And while we are at that, *John Williams* (b. 1932) . Whatever composers from the dawn of time to the age of Stravinsky, Holst, Hindemith, Shostakovich etc. have done in terms of instrument use, Williams can do as well. He recently implied in an interview that (at 87) he doesn't feel much improvement could have been done over what knowledge he had when he was 57 (which was in 1989). Of course most modern inventions could have escaped his attention, but he is basically Rimsky-Korsakov on steroids at this point.


----------



## mbhaub

flamencosketches said:


> I have a feeling *Johannes Brahms* belongs on the list somewhere, but I can't figure out a good reason why...

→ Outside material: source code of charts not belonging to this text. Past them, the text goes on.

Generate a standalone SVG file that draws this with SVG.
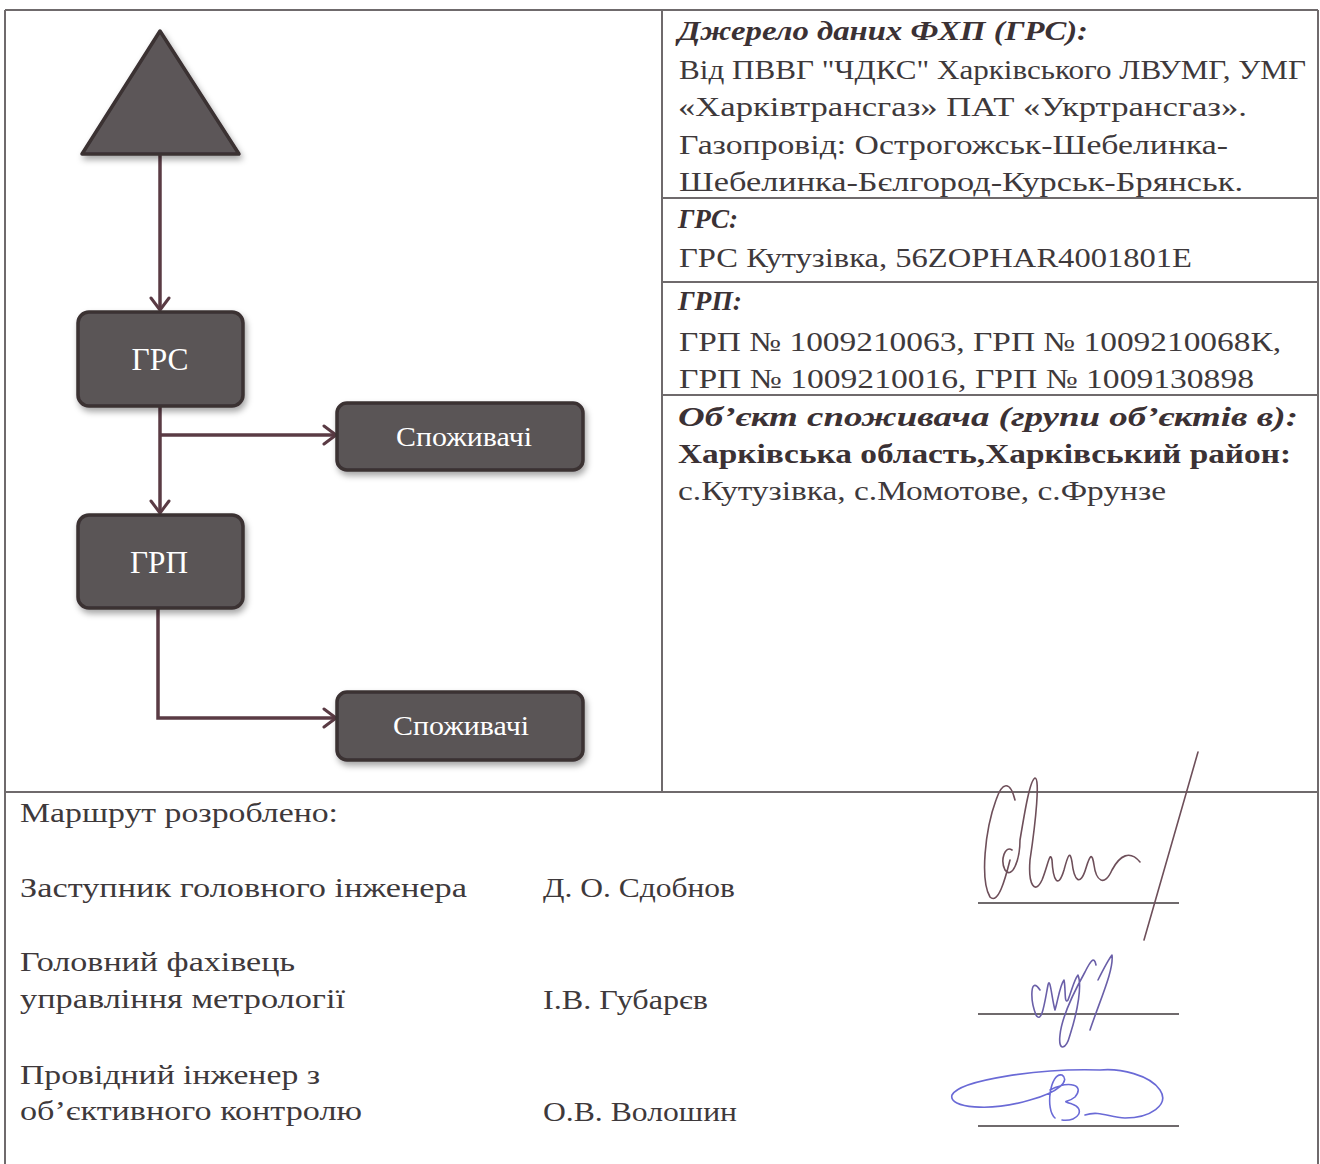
<svg xmlns="http://www.w3.org/2000/svg" width="1320" height="1164" viewBox="0 0 1320 1164">
<defs>
<style>
.t{font-family:"Liberation Serif","DejaVu Serif",serif;font-size:28px;fill:#3e393b;}
.h{font-family:"Liberation Serif","DejaVu Serif",serif;font-size:28px;font-weight:bold;font-style:italic;fill:#3b3134;}
.b{font-family:"Liberation Serif","DejaVu Serif",serif;font-size:28px;font-weight:bold;fill:#3b3134;}
.nl{font-family:"Liberation Serif","Times New Roman",serif;fill:#ffffff;text-anchor:middle;}
.grid{stroke:#6f6a6c;stroke-width:2;fill:none;}
.box{fill:#5a5556;stroke:#3a3033;stroke-width:3.5;}
.con{stroke:#5a3b44;stroke-width:3.5;fill:none;}
.sig{fill:none;stroke-width:1.6;stroke-linecap:round;stroke-linejoin:round;}
</style>
<filter id="sh" x="-20%" y="-20%" width="150%" height="160%">
<feDropShadow dx="2" dy="4" stdDeviation="3" flood-color="#000" flood-opacity="0.35"/>
</filter>
<marker id="arr" viewBox="0 0 16 22" refX="14" refY="11" markerWidth="16" markerHeight="22" markerUnits="userSpaceOnUse" orient="auto">
<path d="M2,2 L14,11 L2,20" fill="none" stroke="#5a3b44" stroke-width="3" stroke-linecap="round" stroke-linejoin="round"/>
</marker>
</defs>
<rect width="1320" height="1164" fill="#ffffff"/>

<g id="table">
<line class="grid" x1="5" y1="10" x2="1318" y2="10"/>
<line class="grid" x1="5" y1="10" x2="5" y2="1164"/>
<line class="grid" x1="1318" y1="10" x2="1318" y2="1164"/>
<line class="grid" x1="5" y1="792" x2="1318" y2="792"/>
<line class="grid" x1="662" y1="10" x2="662" y2="792"/>
<line class="grid" x1="662" y1="198" x2="1318" y2="198"/>
<line class="grid" x1="662" y1="282" x2="1318" y2="282"/>
<line class="grid" x1="662" y1="395" x2="1318" y2="395"/>
</g>

<g id="connectors">
<path class="con" d="M160,155 L160,310" marker-end="url(#arr)"/>
<path class="con" d="M160,406 L160,513" marker-end="url(#arr)"/>
<path class="con" d="M160,435 L336,435" marker-end="url(#arr)"/>
<path class="con" d="M158,608 L158,718 L336,718" marker-end="url(#arr)"/>
</g>

<g id="source">
<polygon points="160,31 239,154 82,154" fill="#5c5758" stroke="#3a3033" stroke-width="3.5" stroke-linejoin="round" filter="url(#sh)"/>
</g>
<g id="grs">
<rect class="box" x="78" y="312" width="165" height="94" rx="11" filter="url(#sh)"/>
<text class="nl" x="160" y="370" font-size="31" textLength="57" lengthAdjust="spacingAndGlyphs">ГРС</text>
</g>
<g id="consumers1">
<rect class="box" x="337" y="403" width="246" height="67" rx="10" filter="url(#sh)"/>
<text class="nl" x="464" y="446" font-size="27" textLength="136" lengthAdjust="spacingAndGlyphs">Споживачі</text>
</g>
<g id="grp">
<rect class="box" x="78" y="515" width="165" height="93" rx="11" filter="url(#sh)"/>
<text class="nl" x="159" y="573" font-size="31" textLength="58" lengthAdjust="spacingAndGlyphs">ГРП</text>
</g>
<g id="consumers2">
<rect class="box" x="337" y="692" width="246" height="68" rx="10" filter="url(#sh)"/>
<text class="nl" x="461" y="735" font-size="27" textLength="136" lengthAdjust="spacingAndGlyphs">Споживачі</text>
</g>

<g id="info">
<text class="h" x="678" y="40" textLength="410" lengthAdjust="spacingAndGlyphs">Джерело даних ФХП (ГРС):</text>
<text class="t" x="679" y="79" textLength="627" lengthAdjust="spacingAndGlyphs">Від ПВВГ "ЧДКС" Харківського ЛВУМГ, УМГ</text>
<text class="t" x="678" y="116" textLength="569" lengthAdjust="spacingAndGlyphs">«Харківтрансгаз»  ПАТ «Укртрансгаз».</text>
<text class="t" x="679" y="154" textLength="549" lengthAdjust="spacingAndGlyphs">Газопровід: Острогожськ-Шебелинка-</text>
<text class="t" x="679" y="191" textLength="564" lengthAdjust="spacingAndGlyphs">Шебелинка-Бєлгород-Курськ-Брянськ.</text>
<text class="h" x="678" y="228" textLength="60" lengthAdjust="spacingAndGlyphs">ГРС:</text>
<text class="t" x="679" y="267" textLength="513" lengthAdjust="spacingAndGlyphs">ГРС Кутузівка, 56ZOPHAR4001801E</text>
<text class="h" x="678" y="310" textLength="64" lengthAdjust="spacingAndGlyphs">ГРП:</text>
<text class="t" x="679" y="351" textLength="602" lengthAdjust="spacingAndGlyphs">ГРП № 1009210063, ГРП № 1009210068К,</text>
<text class="t" x="679" y="388" textLength="575" lengthAdjust="spacingAndGlyphs">ГРП № 1009210016, ГРП № 1009130898</text>
<text class="h" x="678" y="426" textLength="620" lengthAdjust="spacingAndGlyphs">Об’єкт споживача (групи об’єктів в):</text>
<text class="b" x="678" y="463" textLength="613" lengthAdjust="spacingAndGlyphs">Харківська область,Харківський район:</text>
<text class="t" x="678" y="500" textLength="488" lengthAdjust="spacingAndGlyphs">с.Кутузівка, с.Момотове, с.Фрунзе</text>
</g>

<g id="approval">
<text class="t" x="20" y="822" textLength="318" lengthAdjust="spacingAndGlyphs">Маршрут розроблено:</text>
<text class="t" x="20" y="897" textLength="447" lengthAdjust="spacingAndGlyphs">Заступник головного інженера</text>
<text class="t" x="543" y="897" textLength="192" lengthAdjust="spacingAndGlyphs">Д. О. Сдобнов</text>
<text class="t" x="20" y="971" textLength="275" lengthAdjust="spacingAndGlyphs">Головний фахівець</text>
<text class="t" x="20" y="1008" textLength="325" lengthAdjust="spacingAndGlyphs">управління метрології</text>
<text class="t" x="543" y="1009" textLength="165" lengthAdjust="spacingAndGlyphs">І.В. Губарєв</text>
<text class="t" x="20" y="1084" textLength="300" lengthAdjust="spacingAndGlyphs">Провідний інженер з</text>
<text class="t" x="20" y="1120" textLength="342" lengthAdjust="spacingAndGlyphs">об’єктивного контролю</text>
<text class="t" x="543" y="1121" textLength="194" lengthAdjust="spacingAndGlyphs">О.В. Волошин</text>
<line class="grid" x1="978" y1="903" x2="1179" y2="903" stroke="#444"/>
<line class="grid" x1="978" y1="1014" x2="1179" y2="1014" stroke="#444"/>
<line class="grid" x1="978" y1="1126" x2="1179" y2="1126" stroke="#444"/>
</g>

<g id="signatures">
<path class="sig" stroke="#6e4f5a" d="M1015,800 C1010,780 1002,782 996,800 C985,830 980,880 990,897 C998,905 1005,880 1010,860 M1012,850 C1005,845 1000,860 1005,870 C1012,880 1020,860 1020,840 C1025,810 1030,780 1035,778 C1040,778 1036,820 1030,860 C1028,885 1035,895 1042,880 C1048,865 1050,850 1052,860 C1053,880 1058,890 1064,870 C1068,855 1070,850 1072,862 C1074,880 1080,888 1086,868 C1090,855 1092,852 1094,865 C1096,880 1104,888 1112,870 C1120,855 1130,850 1140,862"/>
<path class="sig" stroke="#6e4f5a" d="M1198,752 L1144,940"/>
<path class="sig" stroke="#6a5fa8" d="M1040,990 C1030,975 1030,1000 1036,1015 C1042,1025 1045,1000 1048,985 C1050,975 1052,1000 1055,1010 C1058,1000 1060,985 1064,980 C1066,990 1064,1005 1068,1000 C1072,990 1074,980 1078,975 C1082,985 1078,1010 1070,1035 C1066,1050 1058,1052 1060,1035 C1062,1015 1075,990 1085,972 C1090,962 1094,955 1096,965 M1098,980 C1104,968 1108,960 1112,955 C1114,970 1100,1000 1090,1030"/>
<path class="sig" stroke="#6a6ad6" d="M1100,1070 C1040,1068 960,1080 952,1095 C948,1108 990,1112 1030,1100 C1060,1092 1070,1080 1062,1075 C1050,1072 1045,1110 1055,1118 M1050,1090 C1070,1080 1085,1085 1075,1097 C1068,1103 1060,1100 1072,1104 C1085,1108 1080,1122 1062,1120 M1085,1115 C1100,1110 1110,1118 1125,1118 C1150,1118 1170,1105 1160,1090 C1150,1075 1120,1068 1100,1070"/>
</g>
</svg>
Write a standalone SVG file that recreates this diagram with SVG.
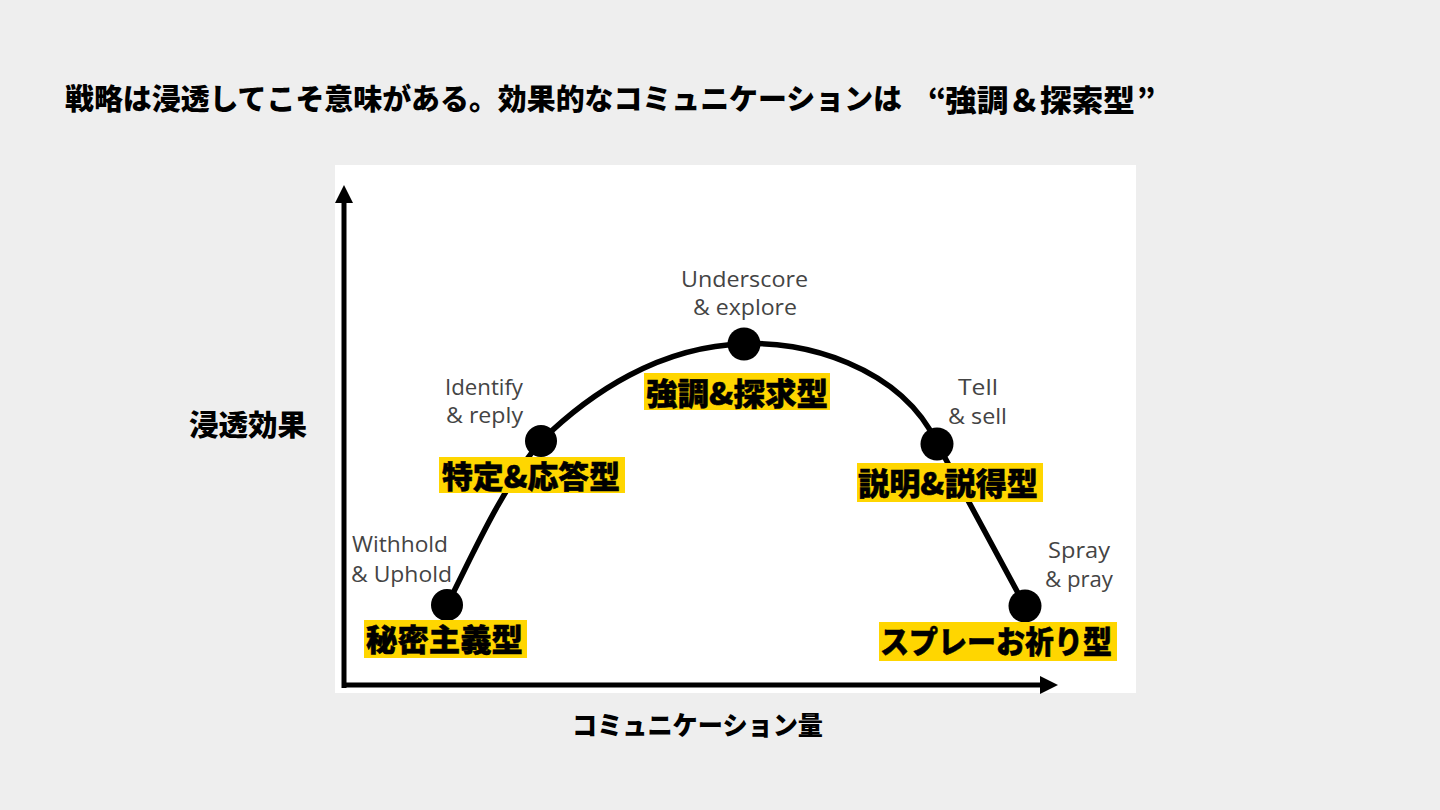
<svg xmlns="http://www.w3.org/2000/svg" width="1440" height="810" viewBox="0 0 1440 810">
  <style>
    .jp { font-family: "Noto Sans CJK JP", sans-serif; font-weight: 900; fill: #000; }
    .tag { font-family: "Noto Sans CJK JP", sans-serif; font-weight: 900; font-size: 31px; fill: #000; stroke: #000; stroke-width: 0.5; }
    .en { font-family: "Open Sans", "Noto Sans", sans-serif; font-size: 21.5px; fill: #444444; }
    .box { fill: #ffd600; }
    .dot { fill: #000; }
    .axis { stroke: #000; stroke-width: 5; fill: none; }
    .curve { stroke: #000; stroke-width: 5.5; fill: none; stroke-linecap: round; }
  </style>
  <defs>
    <marker id="arrow" viewBox="0 0 18 18" refX="0" refY="9" markerWidth="18" markerHeight="18" markerUnits="userSpaceOnUse" orient="auto">
      <path d="M0,0 L18,9 L0,18 z" fill="#000"/>
    </marker>
  </defs>

  <rect x="0" y="0" width="1440" height="810" fill="#eeeeee"/>

  <g id="title">
    <text class="jp" x="65" y="110" font-size="29" textLength="837" lengthAdjust="spacingAndGlyphs">戦略は浸透してこそ意味がある。効果的なコミュニケーションは</text>
    <text class="jp" x="928" y="110" font-size="29">“</text>
    <text class="jp" x="945" y="111" font-size="30" textLength="190" lengthAdjust="spacingAndGlyphs">強調＆探索型</text>
    <text class="jp" x="1137" y="110" font-size="29">”</text>
  </g>

  <rect id="panel" x="335" y="165" width="801" height="528" fill="#ffffff"/>

  <g id="axes">
    <line class="axis" x1="344" y1="688" x2="344" y2="203" marker-end="url(#arrow)"/>
    <line class="axis" x1="342" y1="685" x2="1040" y2="685" marker-end="url(#arrow)"/>
    <text id="y-label" class="jp" x="189" y="436" font-size="29" textLength="118" lengthAdjust="spacingAndGlyphs">浸透効果</text>
    <text id="x-label" class="jp" x="572" y="735" font-size="26" textLength="251" lengthAdjust="spacingAndGlyphs">コミュニケーション量</text>
  </g>

  <g id="connectors">
    <path class="curve" d="M447,605 C468,565 500,490 541,441 C590,393 660,346 744,344 C800,340 900,365 937,443 C962,490 992,545 1025,606"/>
  </g>

  <g id="node-withhold">
    <circle class="dot" cx="447" cy="605" r="16"/>
    <text class="en" x="352" y="552" textLength="96" lengthAdjust="spacingAndGlyphs">Withhold</text>
    <text class="en" x="351" y="582" textLength="101" lengthAdjust="spacingAndGlyphs">&amp; Uphold</text>
    <rect class="box" x="364" y="620" width="163" height="38"/>
    <text class="tag" x="366" y="651" textLength="157" lengthAdjust="spacingAndGlyphs">秘密主義型</text>
  </g>

  <g id="node-identify">
    <circle class="dot" cx="541" cy="441" r="16"/>
    <text class="en" x="445" y="395" textLength="78" lengthAdjust="spacingAndGlyphs">Identify</text>
    <text class="en" x="446" y="423" textLength="77" lengthAdjust="spacingAndGlyphs">&amp; reply</text>
    <rect class="box" x="439" y="457" width="186" height="36"/>
    <text class="tag" x="442" y="488" textLength="178" lengthAdjust="spacingAndGlyphs">特定&amp;応答型</text>
  </g>

  <g id="node-underscore">
    <circle class="dot" cx="744" cy="344" r="16.5"/>
    <text class="en" x="681" y="287" textLength="127" lengthAdjust="spacingAndGlyphs">Underscore</text>
    <text class="en" x="693" y="315" textLength="104" lengthAdjust="spacingAndGlyphs">&amp; explore</text>
    <rect class="box" x="644" y="373" width="186" height="37"/>
    <text class="tag" x="646" y="405" textLength="182" lengthAdjust="spacingAndGlyphs">強調&amp;探求型</text>
  </g>

  <g id="node-tell">
    <circle class="dot" cx="937" cy="444" r="16.5"/>
    <text class="en" x="958" y="395" textLength="40" lengthAdjust="spacingAndGlyphs">Tell</text>
    <text class="en" x="948" y="424" textLength="59" lengthAdjust="spacingAndGlyphs">&amp; sell</text>
    <rect class="box" x="857" y="463" width="186" height="39"/>
    <text class="tag" x="858" y="495" textLength="180" lengthAdjust="spacingAndGlyphs">説明&amp;説得型</text>
  </g>

  <g id="node-spray">
    <circle class="dot" cx="1025" cy="606" r="16.5"/>
    <text class="en" x="1048" y="558" textLength="62" lengthAdjust="spacingAndGlyphs">Spray</text>
    <text class="en" x="1045" y="587" textLength="68" lengthAdjust="spacingAndGlyphs">&amp; pray</text>
    <rect class="box" x="879" y="622" width="238" height="39"/>
    <text class="tag" x="880" y="653" textLength="232" lengthAdjust="spacingAndGlyphs">スプレーお祈り型</text>
  </g>
</svg>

I can: just listen to the 1st symphony. It's utterly astonishing how much power he gets out of that standard orchestra. A lesser composer could use the same resources and deliver a weak, thin sound (think Rubinstein). How does he do it? He pays extremely close attention to voice spacing following the natural overtone series "rules". He avoided doublings which can muddy up a texture. He used instruments in their proper range, knowing where they made the best sounds. He was a master of knowing how to weight and balance. And that bass line - the foundation for the entire orchestra - is given great attention. That's why he used the contrabassoon so much - he wanted the volume at the lowest notes he could get. This is one reason why small, amateur orchestras can make Brahms sound bad - too few double basses and no contra. I've played every single orchestral work Brahms wrote, three of the four concertos, and all the choral music with orchestra. I'm always impressed with Brahms' orchestral wizardry - it's just "right" - and woe to the conductor who tries to rewrite it.


----------



## flamencosketches

mbhaub said:


> I can: just listen to the 1st symphony. It's utterly astonishing how much power he gets out of that standard orchestra. A lesser composer could use the same resources and deliver a weak, thin sound (think Rubinstein). How does he do it? He pays extremely close attention to voice spacing following the natural overtone series "rules". He avoided doublings which can muddy up a texture. He used instruments in their proper range, knowing where they made the best sounds. He was a master of knowing how to weight and balance. And that bass line - the foundation for the entire orchestra - is given great attention. That's why he used the contrabassoon so much - he wanted the volume at the lowest notes he could get. This is one reason why small, amateur orchestras can make Brahms sound bad - too few double basses and no contra. I've played every single orchestral work Brahms wrote, three of the four concertos, and all the choral music with orchestra. I'm always impressed with Brahms' orchestral wizardry - it's just "right" - and woe to the conductor who tries to rewrite it.


Excellent post! I am a new Brahms fan and still trying to understand just what it is that makes his music so great, but you put that aspect of it into words really well.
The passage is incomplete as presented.